Should it be of interest, the Canadian A23.3 code, the New Zeaaland Code (since 2006), British Standard, Australian Standard and Eurocode all specifically address this issue and can accurately predict the true failure stress. The US (ACI 318), NZ 3101:1995 and IS codes all predict unreasonably high values, but do not result in unsafe beams thanks to aggregate interlock.

An interesting summary of the effect (with a focus on increase in beam size and decreasing aggregate size) can be found at:

http://http-server.carleton.ca/~tedsherw/Sherwood5.pdf.

Keep one simply thing in mind: It is not the type of load that matters most, but the relative effect of the maginitude of load to the flexural and shear behaviour of the beam. Thus your large point load in effect causes the beam to behave as a deeper beam than it really is, because the load is more propotionate to one which would be carried by a larger, longer beam. Here the profile of depth to length governs the behaviour.

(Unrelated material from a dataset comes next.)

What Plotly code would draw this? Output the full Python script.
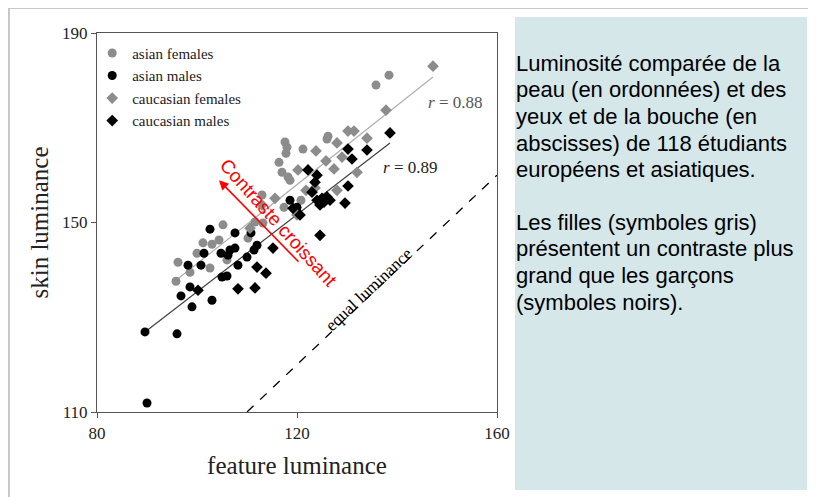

It is important to note that more and more code committees are formally including specific terms to deal with the "true" case in order to eliminate rare situations where the longitudinal reinforment may not be able to hold the aggregate interlock and thus fail to provide a sufficient level of safety.

If you want to be careful, I would advocate taking a look at the NZS 3101:2006 code as it is based on ACI, but has the required specific clauses under 9.3.9.3.4, and a good commentary to go with it.